The Flavor Bible is essentially an encyclopedia of ingredients and flavors; herbs, spices, meats, vegetables, grains, etc. Everything you can think of is listed alphabetically in these pages. With each entry is a list of other flavors and ingredients that pair well with that item. For example, let's say that I have almonds in my pantry and am trying to figure out what to do with them. I look up "Almonds" in The Flavor Bible and I find a lengthy list of things that work well with almonds. Some are obvious, of course, like chocolate, vanilla, and honey. Then come seasonings and flavors I hadn't thought of, like rosemary, plums, Italian sauces, and such. I also find recommended flavor combinations, like "almonds + chocolate + coconut" or "almonds + green anise + figs".
It's amazing how quickly this book became an indispensable part of my kitchen library! It's now the first book I pick up when I start planning a new recipe, or am trying to figure out something new and inventive to do with leftovers. The book has gotten me to consider flavor combinations that I might have overlooked if I were sticking to recipes tried and true.

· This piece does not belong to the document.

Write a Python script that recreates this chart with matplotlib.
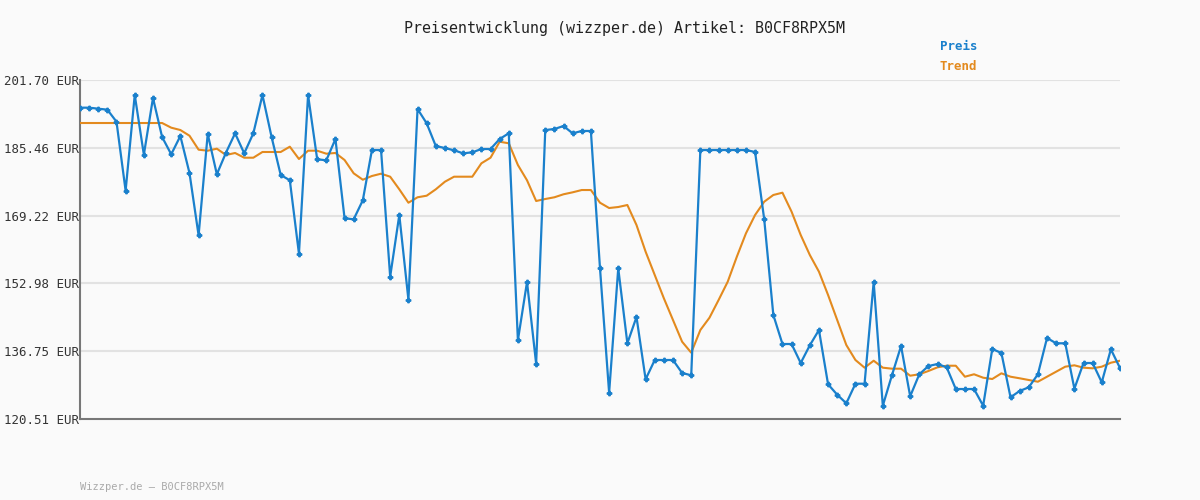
import matplotlib
matplotlib.use("Agg")
import matplotlib.pyplot as plt

title = "Preisentwicklung (wizzper.de) Artikel: B0CF8RPX5M"
footer = "Wizzper.de – B0CF8RPX5M"
yticks = [120.51, 136.75, 152.98, 169.22, 185.46, 201.70]

preis = [195.07, 195.07, 194.83, 194.59, 191.71, 175.19, 198.11, 183.81, 197.39, 188.05,
         183.90, 188.29, 179.43, 164.51, 188.77, 179.12, 184.29, 188.93, 184.14, 188.93,
         198.11, 188.05, 178.95, 177.68, 160.10, 198.11, 182.71, 182.47, 187.57, 168.58,
         168.34, 172.89, 184.93, 184.93, 154.59, 169.37, 149.08, 194.75, 191.33, 185.89,
         185.41, 184.86, 184.14, 184.38, 185.17, 185.17, 187.57, 188.93, 139.36, 153.32,
         133.75, 189.72, 189.96, 190.68, 188.93, 189.49, 189.49, 156.60, 126.81, 156.60,
         138.64, 144.94, 130.02, 134.64, 134.64, 134.64, 131.53, 130.98, 184.93, 184.93,
         184.93, 184.93, 184.93, 184.93, 184.46, 168.34, 145.42, 138.47, 138.47, 133.92,
         138.16, 141.82, 128.82, 126.33, 124.27, 128.96, 128.96, 153.32, 123.69, 130.98,
         137.99, 125.95, 131.22, 133.20, 133.68, 132.89, 127.69, 127.69, 127.69, 123.69,
         137.27, 136.32, 125.71, 127.22, 128.10, 131.22, 139.91, 138.64, 138.64, 127.77,
         133.92, 133.92, 129.30, 137.20, 132.72]

trend = [191.40] * 10 + [
         190.28, 189.72, 188.36, 185.01, 184.77, 185.25, 183.74, 184.22, 183.09, 183.09,
         184.46, 184.46, 184.46, 185.73, 182.78, 184.77, 184.77, 184.05, 184.22, 182.54,
         179.35, 177.82, 178.71, 179.26, 178.54, 175.52, 172.31, 173.61, 173.99, 175.52,
         177.34, 178.54, 178.54, 178.54, 181.75, 183.09, 186.92, 186.54, 181.34, 177.68,
         172.72, 173.20, 173.61, 174.33, 174.80, 175.35, 175.35, 172.31, 171.04, 171.28,
         171.76, 166.97, 160.58, 155.00, 149.42, 144.22, 139.02, 136.39, 141.82, 144.77,
         149.01, 153.39, 159.38, 164.98, 169.37, 172.55, 174.16, 174.71, 170.16, 164.58,
         159.79, 155.79, 150.21, 144.22, 138.23, 134.64, 132.80, 134.47, 132.80, 132.56,
         132.56, 130.88, 131.22, 132.01, 132.89, 133.27, 133.27, 130.64, 131.22, 130.40,
         130.09, 131.45, 130.64, 130.26, 129.85, 129.44, 130.64, 131.84, 133.04, 133.37,
         132.80, 132.65, 133.04, 133.99, 134.47]

x = list(range(len(preis)))
mono = "DejaVu Sans Mono"
blue = "#1a80cc"
orange = "#e38a1e"

fig = plt.figure(figsize=(12, 5), dpi=100, facecolor="#fafafa")
ax = fig.add_axes([80/1200, 1-419/500, 1040/1200, 339/500], facecolor="#fafafa")
ax.plot(x, trend, color=orange, lw=1.5, zorder=3)
ax.plot(x, preis, color=blue, lw=1.6, marker="P", markersize=3.2, zorder=4)
ax.set_xlim(0, len(preis) - 1)
ax.set_ylim(yticks[0], yticks[-1])
ax.set_yticks(yticks)
ax.set_yticklabels([f"{v:.2f} EUR" for v in yticks], family=mono, fontsize=9, color="#333333")
ax.set_xticks([])
ax.tick_params(axis="y", length=0, pad=1)
for v in yticks[1:]:
    ax.axhline(v, color="#e2e2e2", lw=1.5, zorder=1)
for s in ["top", "right"]:
    ax.spines[s].set_visible(False)
ax.spines["left"].set_color("#777777")
ax.spines["bottom"].set_color("#777777")
ax.spines["left"].set_linewidth(1.5)
ax.spines["bottom"].set_linewidth(1.5)

fig.text(624/1200, 1-28/500, title, family=mono, fontsize=10.8, ha="center", va="center", color="#222222")
fig.text(940/1200, 1-47/500, "Preis", family=mono, fontsize=9, weight="bold", color=blue, va="center")
fig.text(940/1200, 1-67/500, "Trend", family=mono, fontsize=9, weight="bold", color=orange, va="center")
fig.text(80/1200, 1-487/500, footer, family=mono, fontsize=7.5, color="#aaaaaa", va="center")

fig.savefig("out.png", dpi=100, facecolor=fig.get_facecolor())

The Flavor Bible took authors Page and Dornenburg eight years to put together. They drew upon the wisdom and experience of some of the country's most renowned palates, dozens of chefs whose knowledge gave this book the depth required to make it a truly effective tool for the modern cook. In addition to being an outstanding guide for ingredients, it contains helpful tips, dish ideas, recipes, antidotes and more. It is well worth the price and a fantastic gift for anyone you know who loves to cook!